Exercise details:
Give the data again exactly as written, skipping any pictures.

Data extract:

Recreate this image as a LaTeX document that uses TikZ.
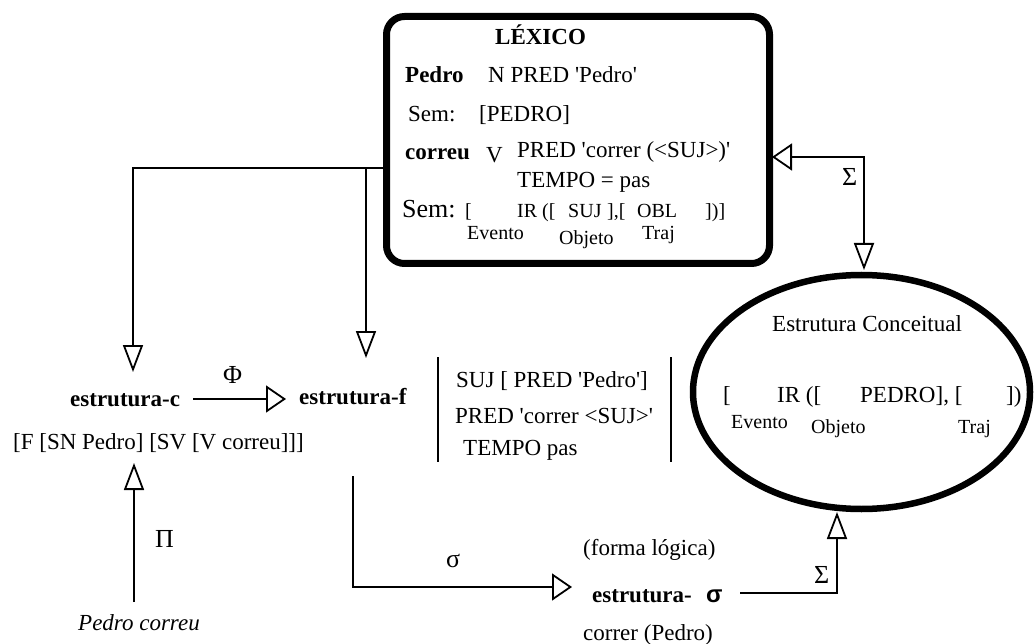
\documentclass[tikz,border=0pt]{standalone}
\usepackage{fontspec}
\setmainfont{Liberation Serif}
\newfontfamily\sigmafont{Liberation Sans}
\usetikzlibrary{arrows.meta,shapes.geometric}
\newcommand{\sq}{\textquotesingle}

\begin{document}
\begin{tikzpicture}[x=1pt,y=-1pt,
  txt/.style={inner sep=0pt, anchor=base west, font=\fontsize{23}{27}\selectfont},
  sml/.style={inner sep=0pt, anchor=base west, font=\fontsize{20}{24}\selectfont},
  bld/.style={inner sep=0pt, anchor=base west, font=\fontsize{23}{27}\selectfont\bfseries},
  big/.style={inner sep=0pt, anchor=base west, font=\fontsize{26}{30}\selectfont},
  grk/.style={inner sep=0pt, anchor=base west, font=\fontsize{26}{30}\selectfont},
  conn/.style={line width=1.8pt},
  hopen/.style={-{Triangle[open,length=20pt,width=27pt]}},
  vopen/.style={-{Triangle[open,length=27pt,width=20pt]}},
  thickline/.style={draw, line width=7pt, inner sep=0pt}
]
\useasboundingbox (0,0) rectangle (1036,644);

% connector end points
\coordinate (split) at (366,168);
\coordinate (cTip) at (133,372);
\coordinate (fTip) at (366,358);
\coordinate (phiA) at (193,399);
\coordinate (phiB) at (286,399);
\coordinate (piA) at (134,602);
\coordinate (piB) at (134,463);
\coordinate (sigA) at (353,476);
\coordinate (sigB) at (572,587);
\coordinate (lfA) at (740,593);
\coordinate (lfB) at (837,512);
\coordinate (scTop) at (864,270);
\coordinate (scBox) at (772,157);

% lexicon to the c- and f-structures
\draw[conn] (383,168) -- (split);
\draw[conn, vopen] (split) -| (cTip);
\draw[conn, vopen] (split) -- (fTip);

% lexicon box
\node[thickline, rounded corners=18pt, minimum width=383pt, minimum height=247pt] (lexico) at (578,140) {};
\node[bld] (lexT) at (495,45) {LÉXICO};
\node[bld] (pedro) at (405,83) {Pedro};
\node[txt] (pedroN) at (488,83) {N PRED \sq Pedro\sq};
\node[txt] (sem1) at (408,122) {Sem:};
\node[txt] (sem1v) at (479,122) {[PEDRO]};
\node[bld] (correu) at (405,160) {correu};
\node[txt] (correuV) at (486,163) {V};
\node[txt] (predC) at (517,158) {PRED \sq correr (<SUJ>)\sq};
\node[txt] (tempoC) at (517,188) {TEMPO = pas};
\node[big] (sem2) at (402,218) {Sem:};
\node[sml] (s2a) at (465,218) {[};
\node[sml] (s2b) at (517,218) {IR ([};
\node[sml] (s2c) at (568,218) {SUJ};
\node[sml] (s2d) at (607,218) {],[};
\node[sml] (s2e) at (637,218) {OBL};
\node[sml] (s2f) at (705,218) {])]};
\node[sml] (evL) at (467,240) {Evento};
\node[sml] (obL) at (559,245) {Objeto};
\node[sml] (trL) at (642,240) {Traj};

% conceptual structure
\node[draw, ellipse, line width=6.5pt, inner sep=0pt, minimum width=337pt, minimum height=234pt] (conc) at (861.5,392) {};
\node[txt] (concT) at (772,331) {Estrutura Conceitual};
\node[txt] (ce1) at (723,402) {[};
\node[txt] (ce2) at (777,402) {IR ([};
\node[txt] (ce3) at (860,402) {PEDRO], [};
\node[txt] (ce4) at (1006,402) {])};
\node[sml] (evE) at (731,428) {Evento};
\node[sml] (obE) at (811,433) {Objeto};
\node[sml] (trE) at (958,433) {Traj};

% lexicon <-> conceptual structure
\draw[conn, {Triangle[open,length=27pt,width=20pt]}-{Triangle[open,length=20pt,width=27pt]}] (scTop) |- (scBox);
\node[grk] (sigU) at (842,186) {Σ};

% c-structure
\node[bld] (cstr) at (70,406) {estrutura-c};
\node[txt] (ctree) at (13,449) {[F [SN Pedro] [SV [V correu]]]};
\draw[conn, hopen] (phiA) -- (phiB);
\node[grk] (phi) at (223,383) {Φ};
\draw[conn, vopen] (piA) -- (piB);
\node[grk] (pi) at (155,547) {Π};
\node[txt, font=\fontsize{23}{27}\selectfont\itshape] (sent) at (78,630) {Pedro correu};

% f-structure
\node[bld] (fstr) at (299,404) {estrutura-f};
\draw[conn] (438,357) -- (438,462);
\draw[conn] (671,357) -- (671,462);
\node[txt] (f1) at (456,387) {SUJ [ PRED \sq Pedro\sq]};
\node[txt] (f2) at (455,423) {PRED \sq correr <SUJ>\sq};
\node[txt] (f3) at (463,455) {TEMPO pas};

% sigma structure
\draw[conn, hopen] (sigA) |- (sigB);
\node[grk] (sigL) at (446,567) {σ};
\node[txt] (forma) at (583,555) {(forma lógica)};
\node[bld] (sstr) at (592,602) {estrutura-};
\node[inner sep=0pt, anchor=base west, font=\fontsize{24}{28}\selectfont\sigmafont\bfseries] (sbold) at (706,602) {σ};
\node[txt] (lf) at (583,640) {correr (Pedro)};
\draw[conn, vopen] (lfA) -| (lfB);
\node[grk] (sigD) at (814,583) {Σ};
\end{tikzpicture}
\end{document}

Solution to the problem:
Recreate this image as a LaTeX document that uses TikZ.
\documentclass[tikz,border=0pt]{standalone}
\usepackage{fontspec}
\setmainfont{Liberation Serif}
\newfontfamily\sigmafont{Liberation Sans}
\usetikzlibrary{arrows.meta,shapes.geometric}
\newcommand{\sq}{\textquotesingle}

\begin{document}
\begin{tikzpicture}[x=1pt,y=-1pt,
  txt/.style={inner sep=0pt, anchor=base west, font=\fontsize{23}{27}\selectfont},
  sml/.style={inner sep=0pt, anchor=base west, font=\fontsize{20}{24}\selectfont},
  bld/.style={inner sep=0pt, anchor=base west, font=\fontsize{23}{27}\selectfont\bfseries},
  big/.style={inner sep=0pt, anchor=base west, font=\fontsize{26}{30}\selectfont},
  grk/.style={inner sep=0pt, anchor=base west, font=\fontsize{26}{30}\selectfont},
  conn/.style={line width=1.8pt},
  hopen/.style={-{Triangle[open,length=20pt,width=27pt]}},
  vopen/.style={-{Triangle[open,length=27pt,width=20pt]}},
  thickline/.style={draw, line width=7pt, inner sep=0pt}
]
\useasboundingbox (0,0) rectangle (1036,644);

% connector end points
\coordinate (split) at (366,168);
\coordinate (cTip) at (133,372);
\coordinate (fTip) at (366,358);
\coordinate (phiA) at (193,399);
\coordinate (phiB) at (286,399);
\coordinate (piA) at (134,602);
\coordinate (piB) at (134,463);
\coordinate (sigA) at (353,476);
\coordinate (sigB) at (572,587);
\coordinate (lfA) at (740,593);
\coordinate (lfB) at (837,512);
\coordinate (scTop) at (864,270);
\coordinate (scBox) at (772,157);

% lexicon to the c- and f-structures
\draw[conn] (383,168) -- (split);
\draw[conn, vopen] (split) -| (cTip);
\draw[conn, vopen] (split) -- (fTip);

% lexicon box
\node[thickline, rounded corners=18pt, minimum width=383pt, minimum height=247pt] (lexico) at (578,140) {};
\node[bld] (lexT) at (495,45) {LÉXICO};
\node[bld] (pedro) at (405,83) {Pedro};
\node[txt] (pedroN) at (488,83) {N PRED \sq Pedro\sq};
\node[txt] (sem1) at (408,122) {Sem:};
\node[txt] (sem1v) at (479,122) {[PEDRO]};
\node[bld] (correu) at (405,160) {correu};
\node[txt] (correuV) at (486,163) {V};
\node[txt] (predC) at (517,158) {PRED \sq correr (<SUJ>)\sq};
\node[txt] (tempoC) at (517,188) {TEMPO = pas};
\node[big] (sem2) at (402,218) {Sem:};
\node[sml] (s2a) at (465,218) {[};
\node[sml] (s2b) at (517,218) {IR ([};
\node[sml] (s2c) at (568,218) {SUJ};
\node[sml] (s2d) at (607,218) {],[};
\node[sml] (s2e) at (637,218) {OBL};
\node[sml] (s2f) at (705,218) {])]};
\node[sml] (evL) at (467,240) {Evento};
\node[sml] (obL) at (559,245) {Objeto};
\node[sml] (trL) at (642,240) {Traj};

% conceptual structure
\node[draw, ellipse, line width=6.5pt, inner sep=0pt, minimum width=337pt, minimum height=234pt] (conc) at (861.5,392) {};
\node[txt] (concT) at (772,331) {Estrutura Conceitual};
\node[txt] (ce1) at (723,402) {[};
\node[txt] (ce2) at (777,402) {IR ([};
\node[txt] (ce3) at (860,402) {PEDRO], [};
\node[txt] (ce4) at (1006,402) {])};
\node[sml] (evE) at (731,428) {Evento};
\node[sml] (obE) at (811,433) {Objeto};
\node[sml] (trE) at (958,433) {Traj};

% lexicon <-> conceptual structure
\draw[conn, {Triangle[open,length=27pt,width=20pt]}-{Triangle[open,length=20pt,width=27pt]}] (scTop) |- (scBox);
\node[grk] (sigU) at (842,186) {Σ};

% c-structure
\node[bld] (cstr) at (70,406) {estrutura-c};
\node[txt] (ctree) at (13,449) {[F [SN Pedro] [SV [V correu]]]};
\draw[conn, hopen] (phiA) -- (phiB);
\node[grk] (phi) at (223,383) {Φ};
\draw[conn, vopen] (piA) -- (piB);
\node[grk] (pi) at (155,547) {Π};
\node[txt, font=\fontsize{23}{27}\selectfont\itshape] (sent) at (78,630) {Pedro correu};

% f-structure
\node[bld] (fstr) at (299,404) {estrutura-f};
\draw[conn] (438,357) -- (438,462);
\draw[conn] (671,357) -- (671,462);
\node[txt] (f1) at (456,387) {SUJ [ PRED \sq Pedro\sq]};
\node[txt] (f2) at (455,423) {PRED \sq correr <SUJ>\sq};
\node[txt] (f3) at (463,455) {TEMPO pas};

% sigma structure
\draw[conn, hopen] (sigA) |- (sigB);
\node[grk] (sigL) at (446,567) {σ};
\node[txt] (forma) at (583,555) {(forma lógica)};
\node[bld] (sstr) at (592,602) {estrutura-};
\node[inner sep=0pt, anchor=base west, font=\fontsize{24}{28}\selectfont\sigmafont\bfseries] (sbold) at (706,602) {σ};
\node[txt] (lf) at (583,640) {correr (Pedro)};
\draw[conn, vopen] (lfA) -| (lfB);
\node[grk] (sigD) at (814,583) {Σ};
\end{tikzpicture}
\end{document}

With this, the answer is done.